Neste ponto, é curioso pensar na descendência, nos filhos de cada pessoa, sejam eles “biológicos” ou não. De facto, os “filhos biológicos” gerados por fecundação “in vitro” geralmente pouco ou nada recebem da identidade paterna que “identificam” apenas por um número de código do laboratório. Cada filho fica bem identificado se, além de conhecer o pai e a mãe, tiver oportunidade de conviver com tios, avós, primos... se puder conviver com a sua história passada e actual, pois as suas raízes, tal como os seus familiares e amigos, vão influenciar a sua vida.

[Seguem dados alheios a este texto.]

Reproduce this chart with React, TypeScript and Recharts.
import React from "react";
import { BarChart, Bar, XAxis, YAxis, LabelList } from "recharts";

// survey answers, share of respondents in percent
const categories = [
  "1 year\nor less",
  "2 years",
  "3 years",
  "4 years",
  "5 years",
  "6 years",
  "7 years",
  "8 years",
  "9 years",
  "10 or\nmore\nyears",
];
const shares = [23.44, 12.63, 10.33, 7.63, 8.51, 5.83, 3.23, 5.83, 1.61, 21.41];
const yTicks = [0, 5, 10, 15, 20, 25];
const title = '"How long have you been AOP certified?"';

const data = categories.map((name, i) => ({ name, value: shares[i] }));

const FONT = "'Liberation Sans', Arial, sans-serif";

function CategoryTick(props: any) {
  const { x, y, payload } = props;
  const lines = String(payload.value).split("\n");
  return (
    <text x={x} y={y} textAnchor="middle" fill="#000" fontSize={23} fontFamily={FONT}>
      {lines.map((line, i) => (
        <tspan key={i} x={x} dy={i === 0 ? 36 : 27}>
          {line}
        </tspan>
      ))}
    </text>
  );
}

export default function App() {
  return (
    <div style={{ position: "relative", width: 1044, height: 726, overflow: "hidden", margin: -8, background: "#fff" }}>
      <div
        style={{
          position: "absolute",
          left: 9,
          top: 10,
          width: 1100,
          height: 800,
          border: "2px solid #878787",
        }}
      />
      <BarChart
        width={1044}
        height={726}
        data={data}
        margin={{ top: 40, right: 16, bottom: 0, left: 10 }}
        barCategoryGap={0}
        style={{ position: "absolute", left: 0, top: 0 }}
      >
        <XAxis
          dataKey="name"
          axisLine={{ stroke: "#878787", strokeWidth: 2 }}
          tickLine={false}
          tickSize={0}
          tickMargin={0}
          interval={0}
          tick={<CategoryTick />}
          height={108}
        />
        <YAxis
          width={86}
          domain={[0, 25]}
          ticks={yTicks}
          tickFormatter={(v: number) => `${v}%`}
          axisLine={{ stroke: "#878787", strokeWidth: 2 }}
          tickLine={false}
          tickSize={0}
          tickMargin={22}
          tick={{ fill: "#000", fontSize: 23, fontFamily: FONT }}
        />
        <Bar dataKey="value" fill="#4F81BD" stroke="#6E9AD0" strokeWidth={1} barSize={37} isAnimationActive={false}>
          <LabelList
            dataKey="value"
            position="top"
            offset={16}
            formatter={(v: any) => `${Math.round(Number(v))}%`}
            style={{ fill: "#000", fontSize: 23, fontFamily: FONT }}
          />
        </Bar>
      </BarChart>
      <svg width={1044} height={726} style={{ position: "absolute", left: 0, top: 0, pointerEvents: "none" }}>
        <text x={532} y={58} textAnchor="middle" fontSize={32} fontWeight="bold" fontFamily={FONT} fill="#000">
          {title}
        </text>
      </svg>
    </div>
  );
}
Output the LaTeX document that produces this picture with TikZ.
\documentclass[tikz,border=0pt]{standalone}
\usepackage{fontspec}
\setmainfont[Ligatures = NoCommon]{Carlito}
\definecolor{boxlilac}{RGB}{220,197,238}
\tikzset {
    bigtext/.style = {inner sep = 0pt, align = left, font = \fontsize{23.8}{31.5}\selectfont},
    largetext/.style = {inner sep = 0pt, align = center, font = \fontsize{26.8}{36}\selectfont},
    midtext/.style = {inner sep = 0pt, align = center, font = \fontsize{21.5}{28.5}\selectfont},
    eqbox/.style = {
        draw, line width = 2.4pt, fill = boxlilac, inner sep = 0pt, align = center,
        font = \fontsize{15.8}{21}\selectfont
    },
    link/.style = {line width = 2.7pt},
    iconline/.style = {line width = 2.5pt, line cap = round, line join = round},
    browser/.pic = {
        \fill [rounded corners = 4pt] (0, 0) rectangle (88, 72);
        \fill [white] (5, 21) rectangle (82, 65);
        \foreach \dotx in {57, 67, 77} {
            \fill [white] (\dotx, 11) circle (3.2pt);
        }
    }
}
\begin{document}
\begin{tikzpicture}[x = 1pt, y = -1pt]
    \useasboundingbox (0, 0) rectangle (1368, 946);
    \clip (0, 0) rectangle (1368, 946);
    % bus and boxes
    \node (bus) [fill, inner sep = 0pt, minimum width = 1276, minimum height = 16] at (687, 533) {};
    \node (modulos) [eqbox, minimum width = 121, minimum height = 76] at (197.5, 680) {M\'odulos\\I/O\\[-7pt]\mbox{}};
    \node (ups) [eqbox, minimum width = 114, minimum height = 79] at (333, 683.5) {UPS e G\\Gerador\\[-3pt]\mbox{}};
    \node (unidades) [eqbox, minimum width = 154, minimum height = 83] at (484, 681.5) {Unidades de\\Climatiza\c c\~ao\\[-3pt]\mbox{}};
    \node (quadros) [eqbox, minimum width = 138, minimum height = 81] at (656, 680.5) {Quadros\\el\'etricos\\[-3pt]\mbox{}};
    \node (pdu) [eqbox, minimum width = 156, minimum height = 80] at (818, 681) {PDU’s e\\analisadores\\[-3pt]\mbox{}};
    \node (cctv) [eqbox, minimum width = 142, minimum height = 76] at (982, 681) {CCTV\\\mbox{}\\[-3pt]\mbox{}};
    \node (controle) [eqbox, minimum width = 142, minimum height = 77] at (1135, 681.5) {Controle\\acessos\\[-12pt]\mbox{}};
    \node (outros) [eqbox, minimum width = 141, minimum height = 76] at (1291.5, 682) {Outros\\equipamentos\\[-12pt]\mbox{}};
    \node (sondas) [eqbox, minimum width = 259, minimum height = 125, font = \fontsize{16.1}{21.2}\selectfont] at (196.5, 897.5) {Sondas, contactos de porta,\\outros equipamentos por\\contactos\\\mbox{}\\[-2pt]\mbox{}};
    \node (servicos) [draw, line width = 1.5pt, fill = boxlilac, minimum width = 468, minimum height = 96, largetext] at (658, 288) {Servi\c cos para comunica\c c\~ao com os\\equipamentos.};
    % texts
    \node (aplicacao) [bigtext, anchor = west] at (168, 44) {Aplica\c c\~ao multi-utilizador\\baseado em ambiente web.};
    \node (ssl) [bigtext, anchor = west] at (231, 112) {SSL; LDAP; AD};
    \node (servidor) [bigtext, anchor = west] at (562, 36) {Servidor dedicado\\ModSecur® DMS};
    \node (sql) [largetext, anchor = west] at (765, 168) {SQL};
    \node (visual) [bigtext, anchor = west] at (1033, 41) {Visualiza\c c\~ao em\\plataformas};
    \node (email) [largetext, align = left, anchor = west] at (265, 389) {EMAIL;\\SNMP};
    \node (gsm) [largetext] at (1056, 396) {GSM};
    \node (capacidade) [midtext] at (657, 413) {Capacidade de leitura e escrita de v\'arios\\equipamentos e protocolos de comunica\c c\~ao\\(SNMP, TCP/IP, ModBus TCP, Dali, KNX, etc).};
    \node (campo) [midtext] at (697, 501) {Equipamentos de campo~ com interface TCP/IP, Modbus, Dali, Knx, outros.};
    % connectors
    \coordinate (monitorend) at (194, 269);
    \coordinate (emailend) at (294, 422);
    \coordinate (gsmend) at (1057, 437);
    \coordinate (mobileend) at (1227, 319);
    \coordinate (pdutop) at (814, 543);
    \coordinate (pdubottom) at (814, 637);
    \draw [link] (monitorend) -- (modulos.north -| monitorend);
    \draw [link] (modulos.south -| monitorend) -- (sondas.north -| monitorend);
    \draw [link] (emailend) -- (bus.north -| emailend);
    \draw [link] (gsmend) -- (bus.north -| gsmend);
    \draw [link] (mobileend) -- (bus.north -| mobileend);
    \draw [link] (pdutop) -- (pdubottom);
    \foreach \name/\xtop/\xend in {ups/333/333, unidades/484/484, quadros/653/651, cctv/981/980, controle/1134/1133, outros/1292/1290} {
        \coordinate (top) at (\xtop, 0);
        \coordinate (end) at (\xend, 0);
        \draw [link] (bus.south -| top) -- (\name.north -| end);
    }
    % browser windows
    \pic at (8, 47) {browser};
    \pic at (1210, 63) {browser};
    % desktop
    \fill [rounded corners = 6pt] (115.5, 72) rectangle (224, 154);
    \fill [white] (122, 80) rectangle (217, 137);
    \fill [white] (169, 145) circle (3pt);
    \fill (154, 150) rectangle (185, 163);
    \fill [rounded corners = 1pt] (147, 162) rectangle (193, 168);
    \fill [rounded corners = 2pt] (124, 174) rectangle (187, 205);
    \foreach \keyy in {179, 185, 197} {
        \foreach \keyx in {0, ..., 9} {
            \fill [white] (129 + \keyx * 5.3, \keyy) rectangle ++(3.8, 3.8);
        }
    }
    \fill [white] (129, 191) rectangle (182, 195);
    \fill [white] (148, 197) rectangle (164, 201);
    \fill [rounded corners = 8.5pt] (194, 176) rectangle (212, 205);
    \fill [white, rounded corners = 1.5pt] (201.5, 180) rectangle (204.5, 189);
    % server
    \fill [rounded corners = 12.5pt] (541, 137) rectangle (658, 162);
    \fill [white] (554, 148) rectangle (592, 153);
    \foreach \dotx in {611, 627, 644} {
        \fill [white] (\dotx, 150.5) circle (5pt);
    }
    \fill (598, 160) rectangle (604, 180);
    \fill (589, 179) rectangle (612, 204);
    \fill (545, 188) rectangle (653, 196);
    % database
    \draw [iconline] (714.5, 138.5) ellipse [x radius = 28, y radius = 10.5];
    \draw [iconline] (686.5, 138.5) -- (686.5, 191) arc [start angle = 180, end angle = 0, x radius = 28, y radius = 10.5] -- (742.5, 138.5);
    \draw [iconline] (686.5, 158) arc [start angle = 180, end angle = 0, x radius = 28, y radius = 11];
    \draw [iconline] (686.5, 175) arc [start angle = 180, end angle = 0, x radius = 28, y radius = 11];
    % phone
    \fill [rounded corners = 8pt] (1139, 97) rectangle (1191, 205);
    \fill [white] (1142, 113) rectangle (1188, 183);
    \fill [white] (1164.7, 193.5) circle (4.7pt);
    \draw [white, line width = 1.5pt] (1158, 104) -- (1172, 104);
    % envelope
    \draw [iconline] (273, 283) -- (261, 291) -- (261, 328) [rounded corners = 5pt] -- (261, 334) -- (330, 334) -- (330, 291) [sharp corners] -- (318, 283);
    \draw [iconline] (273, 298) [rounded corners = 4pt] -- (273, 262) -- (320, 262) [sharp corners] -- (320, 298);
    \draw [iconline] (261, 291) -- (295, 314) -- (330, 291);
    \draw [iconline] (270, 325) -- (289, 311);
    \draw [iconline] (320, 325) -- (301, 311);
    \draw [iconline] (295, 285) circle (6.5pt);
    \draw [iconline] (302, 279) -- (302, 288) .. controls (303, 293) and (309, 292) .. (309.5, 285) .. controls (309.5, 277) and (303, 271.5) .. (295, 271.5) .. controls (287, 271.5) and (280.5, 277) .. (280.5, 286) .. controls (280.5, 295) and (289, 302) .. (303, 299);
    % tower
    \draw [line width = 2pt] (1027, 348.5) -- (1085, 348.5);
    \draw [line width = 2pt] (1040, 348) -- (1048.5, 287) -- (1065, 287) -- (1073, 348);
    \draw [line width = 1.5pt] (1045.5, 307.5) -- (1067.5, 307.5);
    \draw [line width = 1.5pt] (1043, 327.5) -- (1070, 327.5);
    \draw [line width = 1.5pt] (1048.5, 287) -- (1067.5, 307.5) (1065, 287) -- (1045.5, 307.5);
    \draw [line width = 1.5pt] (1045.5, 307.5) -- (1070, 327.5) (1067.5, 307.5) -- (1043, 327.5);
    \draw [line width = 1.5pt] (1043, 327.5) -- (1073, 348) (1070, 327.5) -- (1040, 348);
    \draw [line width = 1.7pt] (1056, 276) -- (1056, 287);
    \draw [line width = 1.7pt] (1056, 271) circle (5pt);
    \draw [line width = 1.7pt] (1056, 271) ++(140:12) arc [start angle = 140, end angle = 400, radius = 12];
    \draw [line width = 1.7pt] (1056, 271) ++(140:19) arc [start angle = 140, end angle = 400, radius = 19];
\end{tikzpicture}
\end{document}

Os professores, educadores, sacerdotes, amigos, leituras... também ajudam na construção da identidade.

Até a moda ajuda a identificar a pessoa. E não me refiro apenas ao modo de vestir embora, sim, seja pela vista que conseguimos ter um primeiro conhecimento da identidade de alguém, ao fixar o seu rosto, o seu sorriso, os seus gestos, o modo como se apresenta, etc. O ouvido ajuda a identificar o seu estado de espírito (alegria, raiva, cólera...), a idade (linguagem, vocabulário), nacionalidade ou região geográfica (nortenha, açoriana...).

É importante a identificação de cada pessoa para se pertencer, para poder “ser dona de si” , pois só assim se poderá oferecer. Não podemos dar o que não possuímos e ninguém possui aquilo que está incapaz de identificar, de conhecer. A oferta ganha valor se é bem conhecida pelo ofertante, pois leva consigo uma história, um sentimento (o quadro do próprio pintor, uns versos do poeta, uma recordação de família...)

A família (que é a caixa forte da identidade) está em risco. Os meios de comunicação social noticiam, tendenciosamente (no sentido de terem tendência para isso) os comportamentos mórbidos e feios da humanidade, esquecendo os mais comuns e que melhor identificam o homem: laboriosidade, paternidade, honestidade, coragem, tenacidade, honradez e um longo etc. que chega, muitas vezes ao heroísmo.

A identidade completa-se com esta luta permanente entre o meu comodismo e o heroísmo que busco alcançar e só terminará ao acabar o meu tempo de vida.